For team owner John Stabile, hiring Wallace wasn't about gender. He hired her because she was capable and qualified; Wallace passed the bar exam in February and was working at a law firm in Lawrence, Mass., when she was hired.

For Wallace, there's been just one gender issue in Nashua.

``When I want to go into the locker room, or somebody asks me to go into the locker room, I'm like, `Wait. Is there somebody in there?' " she said. ``If that's my biggest problem, as far as being a woman, then I feel like it's not really a big deal."
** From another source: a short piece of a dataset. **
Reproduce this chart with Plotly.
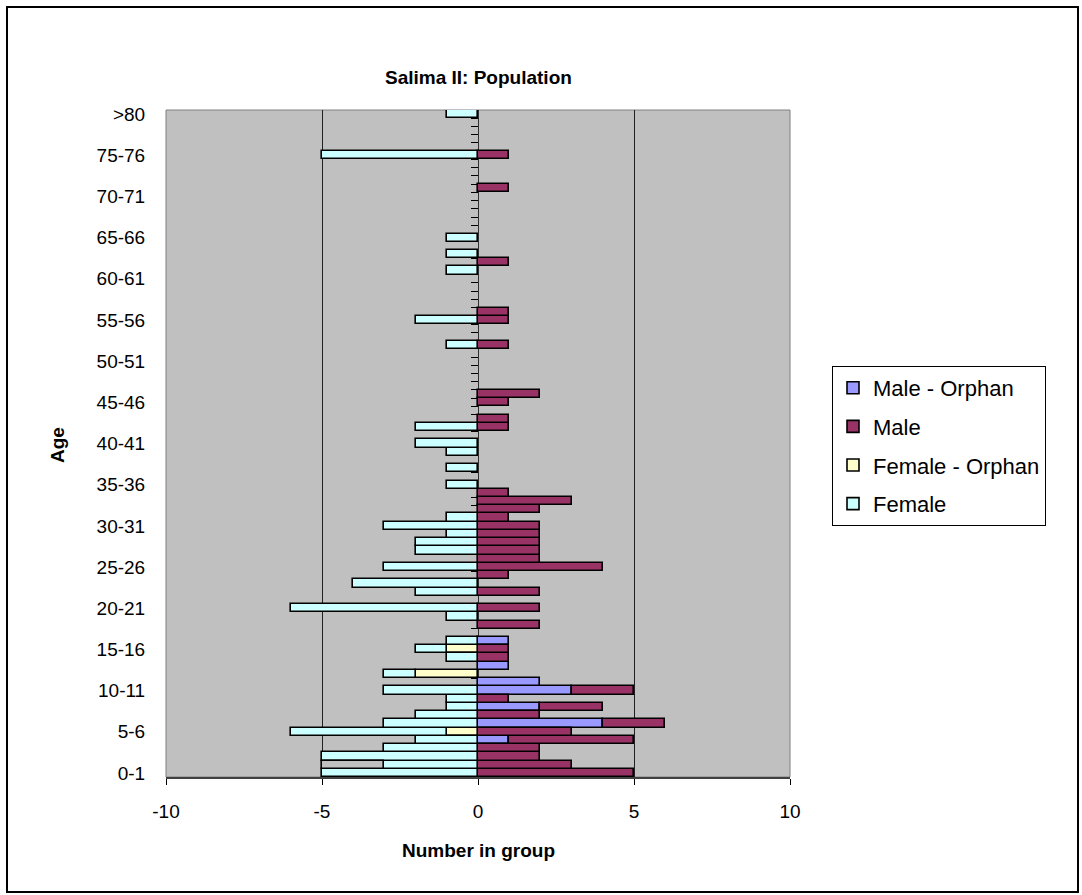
import plotly.graph_objects as go

# ---- data (index 0 = "0-1" ... 79 = "79-80", 80 = ">80") ----
age_labels = [f"{i}-{i+1}" for i in range(80)] + [">80"]
label_step = 5

female = [
    5, 3, 5, 3, 2, 5, 3, 2, 1, 1,
    3, 0, 1, 0, 1, 1, 1, 0, 0, 1,
    6, 0, 2, 4, 0, 3, 0, 2, 2, 1,
    3, 1, 0, 0, 0, 1, 0, 1, 0, 1,
    2, 0, 2, 0, 0, 0, 0, 0, 0, 0,
    0, 0, 1, 0, 0, 2, 0, 0, 0, 0,
    0, 1, 0, 1, 0, 1, 0, 0, 0, 0,
    0, 0, 0, 0, 0, 5, 0, 0, 0, 0,
    1,
]
female_orphan = [
    0, 0, 0, 0, 0, 1, 0, 0, 0, 0,
    0, 0, 2, 0, 0, 1, 0, 0, 0, 0,
] + [0] * 61
female_other = [0, 2] + [0] * 79   # unlabelled grey segment
male_orphan = [
    0, 0, 0, 0, 1, 0, 4, 0, 2, 0,
    3, 2, 0, 1, 0, 0, 1, 0, 0, 0,
] + [0] * 61
male = [
    5, 3, 2, 2, 4, 3, 2, 2, 2, 1,
    2, 0, 0, 0, 1, 1, 0, 0, 2, 0,
    2, 0, 2, 0, 1, 4, 2, 2, 2, 2,
    2, 1, 2, 3, 1, 0, 0, 0, 0, 0,
    0, 0, 1, 1, 0, 1, 2, 0, 0, 0,
    0, 0, 1, 0, 0, 1, 1, 0, 0, 0,
    0, 0, 1, 0, 0, 0, 0, 0, 0, 0,
    0, 1, 0, 0, 0, 1, 0, 0, 0, 0,
    0,
]
x_ticks = [-10, -5, 0, 5, 10]

idx = list(range(len(age_labels)))


def pos(vals):
    return [v if v else None for v in vals]


def neg(vals):
    return [-v if v else None for v in vals]


FONT = "Liberation Sans, Arial, sans-serif"
W, H = 1082, 895
PL, PR, PT, PB = 166, 790, 110, 777  # plot area in pixels


def px2x(px):
    return (px - PL) / (PR - PL)


def px2y(py):
    return (PB - py) / (PB - PT)


line = dict(color="black", width=1.6)
fig = go.Figure()
series = [
    ("Male - Orphan", pos(male_orphan), "#9999FF", True),
    ("Male", pos(male), "#993366", True),
    ("Female - Orphan", neg(female_orphan), "#FFFFCC", True),
    ("Female", neg(female), "#CCFFFF", True),
    ("other", neg(female_other), "#C0C0C0", False),
]
for name, vals, col, leg in series:
    fig.add_trace(go.Bar(
        x=vals, y=idx, orientation="h", name=name,
        marker=dict(color=col, line=line),
        showlegend=leg, legendgroup=name,
    ))

# dummy trace for the zero category axis
fig.add_trace(go.Scatter(x=[None], y=[None], yaxis="y2", showlegend=False,
                         hoverinfo="skip"))

n = len(age_labels)
fig.update_layout(
    width=W, height=H,
    margin=dict(l=PL, r=W - PR, t=PT, b=H - PB),
    barmode="relative", bargap=0.0,
    plot_bgcolor="#C0C0C0", paper_bgcolor="white",
    font=dict(family=FONT, size=19, color="black"),
    showlegend=True,
    legend=dict(
        x=px2x(832), y=px2y(366), xanchor="left", yanchor="top",
        bordercolor="black", borderwidth=1, bgcolor="white",
        font=dict(size=22), traceorder="grouped", tracegroupgap=7,
    ),
    xaxis=dict(
        range=[-10, 10], tickvals=x_ticks, ticktext=[str(t) for t in x_ticks],
        ticks="outside", ticklen=6, tickcolor="black", tickwidth=1,
        showline=True, linecolor="#404040", linewidth=2,
        showgrid=True, gridcolor="#202020", gridwidth=1,
        zeroline=False, ticklabelstandoff=10,
        tickfont=dict(size=19),
    ),
    yaxis=dict(
        range=[-0.5, n - 0.5],
        tickvals=idx[::label_step] + ([n - 1] if (n - 1) % label_step else []),
        ticktext=age_labels[::label_step] + ([age_labels[-1]] if (n - 1) % label_step else []),
        ticks="outside", ticklen=16, tickcolor="rgba(0,0,0,0)",
        showline=False, showgrid=False, zeroline=False,
        tickfont=dict(size=19),
    ),
    yaxis2=dict(
        overlaying="y", anchor="free", position=px2x(478), side="left",
        range=[-0.5, n - 0.5], tickvals=[i - 0.5 for i in range(n + 1)],
        ticks="outside", ticklen=7, tickcolor="black", tickwidth=1,
        showticklabels=False, showline=True, linecolor="#303030", linewidth=1,
        showgrid=False, zeroline=False, layer="below traces",
    ),
    shapes=[
        dict(type="rect", xref="paper", yref="paper", x0=0, y0=0, x1=1, y1=1,
             line=dict(color="#808080", width=1), layer="below"),
        dict(type="rect", xref="paper", yref="paper",
             x0=px2x(7), x1=px2x(1078), y0=px2y(892), y1=px2y(7),
             line=dict(color="black", width=2), layer="above"),
    ],
    annotations=[
        dict(text="<b>Salima II: Population</b>", xref="paper", yref="paper",
             x=0.5, y=px2y(77), xanchor="center", yanchor="middle",
             showarrow=False, font=dict(size=19)),
        dict(text="<b>Number in group</b>", xref="paper", yref="paper",
             x=0.5, y=px2y(850), xanchor="center", yanchor="middle",
             showarrow=False, font=dict(size=19)),
        dict(text="<b>Age</b>", xref="paper", yref="paper",
             x=px2x(57), y=px2y(445), xanchor="center", yanchor="middle",
             textangle=-90, showarrow=False, font=dict(size=19)),
    ],
)

fig.write_html("out.html")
Wallace already has a full schedule, but when she took the job and moved to New Hampshire, she was also seeking a home for the NAWBL, which has four teams in its New England Division, one of which she plays for.
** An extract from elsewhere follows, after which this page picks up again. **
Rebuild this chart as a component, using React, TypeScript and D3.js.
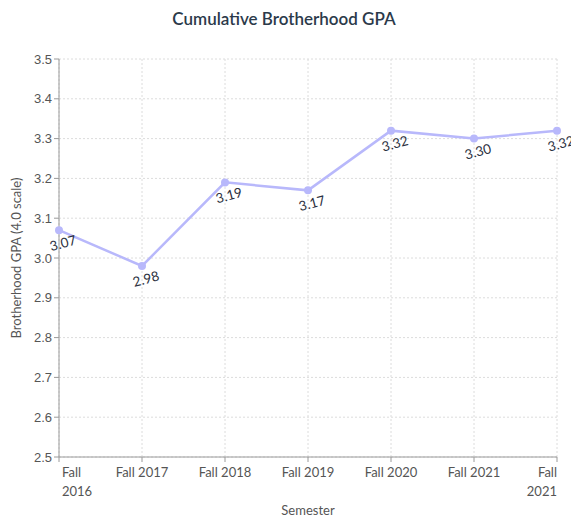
import React from 'react'
import * as d3 from 'd3'

const semesters = ['Fall 2016', 'Fall 2017', 'Fall 2018', 'Fall 2019', 'Fall 2020', 'Fall 2021', 'Fall 2021 ']
const gpa = [3.07, 2.98, 3.19, 3.17, 3.32, 3.3, 3.32]
const yTicks = [2.5, 2.6, 2.7, 2.8, 2.9, 3.0, 3.1, 3.2, 3.3, 3.4, 3.5]

const W = 571
const H = 517
const margin = { top: 59, right: 14, bottom: 60, left: 59 }

export default function App() {
  const x = d3
    .scalePoint<string>()
    .domain(semesters)
    .range([margin.left, W - margin.right])
  const y = d3
    .scaleLinear()
    .domain([2.5, 3.5])
    .range([H - margin.bottom, margin.top])

  const pts = semesters.map((s, i) => ({ s, v: gpa[i] }))
  const line = d3
    .line<{ s: string; v: number }>()
    .x((d) => x(d.s)!)
    .y((d) => y(d.v))

  const bottom = H - margin.bottom
  const axisColor = '#9a9a9a'

  return (
    <svg width={W} height={H} style={{ position: 'absolute', left: 0, top: 0 }}>
      <text
        x={284}
        y={25}
        textAnchor="middle"
        fontFamily="Lato"
        fontWeight={600}
        fontSize={17}
        fill="#2b3a4a"
      >
        Cumulative Brotherhood GPA
      </text>

      {/* grid */}
      {yTicks.map((t) => (
        <line
          key={`gy-${t}`}
          x1={margin.left}
          x2={W - margin.right}
          y1={y(t)}
          y2={y(t)}
          stroke="#dcdcdc"
          strokeDasharray="2,2"
        />
      ))}
      {semesters.map((s) => (
        <line
          key={`gx-${s}`}
          x1={x(s)}
          x2={x(s)}
          y1={margin.top}
          y2={bottom}
          stroke="#dcdcdc"
          strokeDasharray="2,2"
        />
      ))}

      {/* axes */}
      <line x1={margin.left} x2={margin.left} y1={margin.top} y2={bottom} stroke={axisColor} />
      <line x1={margin.left} x2={W - margin.right} y1={bottom} y2={bottom} stroke={axisColor} />
      {yTicks.map((t) => (
        <g key={`yt-${t}`}>
          <line x1={margin.left - 5} x2={margin.left} y1={y(t)} y2={y(t)} stroke={axisColor} />
          <text
            x={margin.left - 7}
            y={y(t)}
            dy="0.35em"
            textAnchor="end"
            fontFamily="Liberation Sans"
            fontSize={13}
            fill="#555"
          >
            {t.toFixed(1)}
          </text>
        </g>
      ))}
      {semesters.map((s, i) => {
        const px = x(s)!
        const parts = s.trim().split(' ')
        const first = i === 0
        const last = i === semesters.length - 1
        return (
          <g key={`xt-${i}`}>
            <line x1={px} x2={px} y1={bottom} y2={bottom + 5} stroke={axisColor} />
            {first || last ? (
              <text
                x={first ? px + 3 : px}
                y={bottom + 20}
                textAnchor={first ? 'start' : 'end'}
                fontFamily="Lato"
                fontSize={13}
                fill="#555"
              >
                <tspan x={first ? px + 3 : px}>{parts[0]}</tspan>
                <tspan x={first ? px + 3 : px} dy={19}>
                  {parts[1]}
                </tspan>
              </text>
            ) : (
              <text
                x={px}
                y={bottom + 20}
                textAnchor="middle"
                fontFamily="Lato"
                fontSize={13}
                fill="#555"
              >
                {s}
              </text>
            )}
          </g>
        )
      })}

      {/* axis titles */}
      <text
        x={308}
        y={H - 2}
        textAnchor="middle"
        fontFamily="Lato"
        fontSize={13}
        fill="#555"
      >
        Semester
      </text>
      <text
        transform={`translate(21, ${(margin.top + bottom) / 2}) rotate(-90)`}
        textAnchor="middle"
        fontFamily="Lato"
        fontSize={13}
        fill="#555"
      >
        Brotherhood GPA (4.0 scale)
      </text>

      {/* series */}
      <path d={line(pts) || ''} fill="none" stroke="#b8b8fb" strokeWidth={2.5} />
      {pts.map((d, i) => (
        <circle key={`pt-${i}`} cx={x(d.s)} cy={y(d.v)} r={4} fill="#b8b8fb" />
      ))}
      {pts.map((d, i) => {
        const cx = x(d.s)! + 4
        const cy = y(d.v) + 13
        return (
          <text
            key={`lbl-${i}`}
            transform={`translate(${cx}, ${cy}) rotate(-15)`}
            textAnchor="middle"
            dy="0.35em"
            fontFamily="Lato"
            fontSize={13.5}
            fill="#2b3040"
          >
            {d.v.toFixed(2)}
          </text>
        )
      })}
    </svg>
  )
}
Stabile welcomed the NAWBL to Holman; his wife played baseball and he knows women have few opportunities in the sport. It was also clear to him how serious Wallace is about the league.

A test in college
It was after her sophomore year of high school that Wallace first realized people didn't want her playing baseball. But she was young and undaunted. She decided to transfer after a former coach took a job at a neighboring high school and invited her there. After months of resistance that required a civil rights lawyer to overcome, Wallace made the switch in time to play varsity baseball her senior year.
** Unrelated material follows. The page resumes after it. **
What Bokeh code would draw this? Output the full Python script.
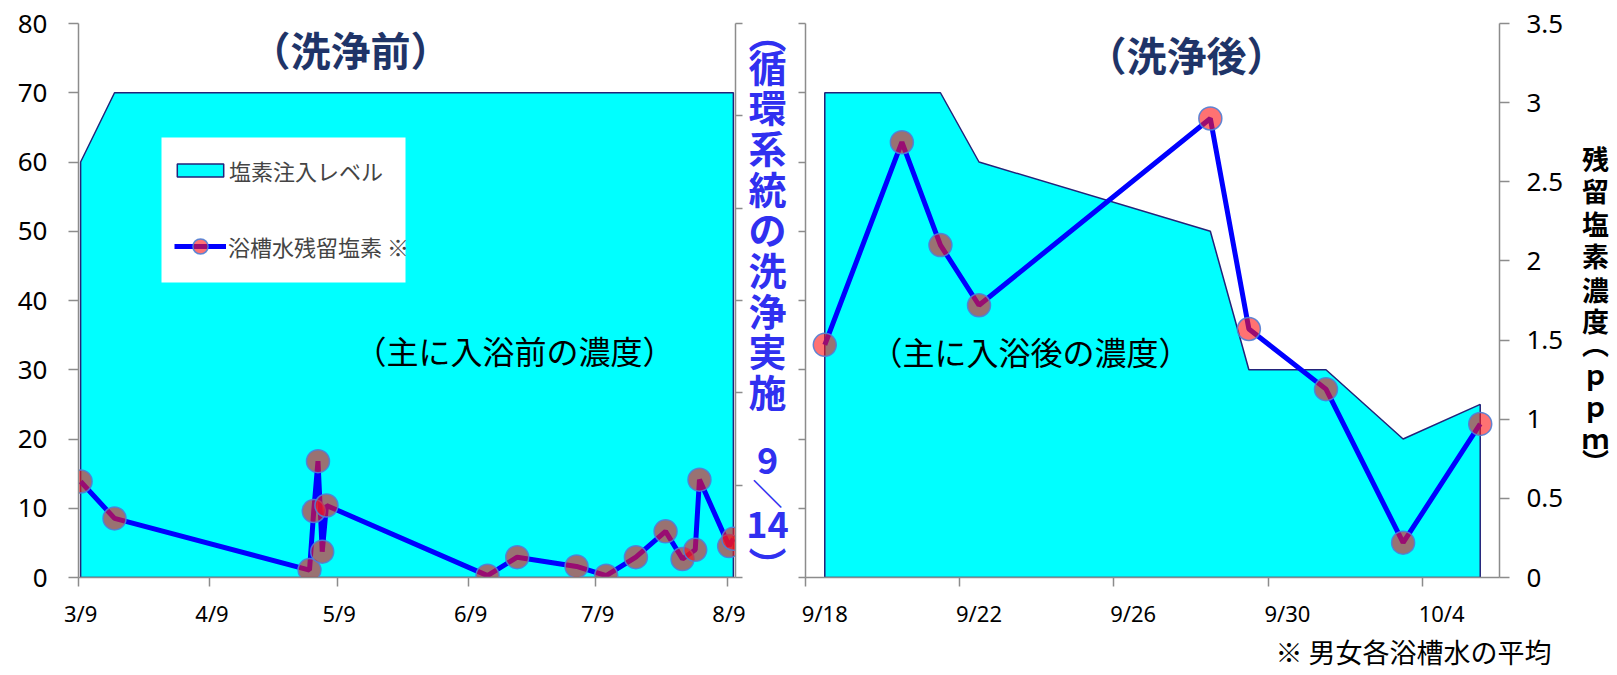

That season, that fight, was enough, Wallace thought. She had a bad shoulder that required surgery, she was going to be a freshman at Tulane, and she wanted to be a lawyer. No more baseball, she said. Time to move on.

But after having the surgery, Wallace changed her mind. She wanted to play but knew Division 1 was out of the question. So she transferred to the University of the South in Sewanee, Tenn., a Division 3 school. She made the baseball team (and the equestrian team) but soon realized she wasn't welcome.

``It was a really tough experience," Wallace said. ``It was a very conservative environment. At South, guys wear coat and tie to class, girls wear Sunday dress. It's a neat place, but they did not want a girl on their baseball team. They made that perfectly clear."

Her teammates sent subtle messages to that effect. They refused to partner with her for warmup drills and ignored her on the bench during games. The subtlety turned blatant, and scary, when one teammate threatened Wallace.

``They told her, `You better watch your back,' " Linda Wallace recalled with tears in her eyes. ``They said they were out to get her, that they were going to throw at her head. That was when I took her out. Enough."

So Wallace went back to Tulane and played club baseball, unaware that there were other women out there who were playing the game at higher levels. After college, Wallace heard about the New England Women's Baseball League, which was based in Boston. She packed her car, moved to Boston, and joined. The league folded in 2002, but in 2003, Nick Lopardo, owner of the Can-Am League's North Shore Spirit, agreed to fund the NAWBL.

After the league's first year, Lopardo asked Wallace to be its director, a job she took without hesitation. That led to an assistant GM spot with the Spirit in 2005. When she left the Spirit earlier this year to take the bar exam, she thought, finally, she was done with baseball. But some habits, Wallace said, are tough to shake.

``My whole life, I thought I was the only one who had encountered these difficulties," Wallace said, ``that I was the only girl that wanted to play baseball. After I found women's baseball I realized there's so many young girls who have the same dream, who are still encountering these same difficulties, and today, 10 years later, are still fighting.

``When I'm in the women's league now, and see a young girl who's trying to play high school baseball, and she wins the battle, it's so rewarding. It's the best feeling in the world. It was worth everything I went through if I made even one step easier for her."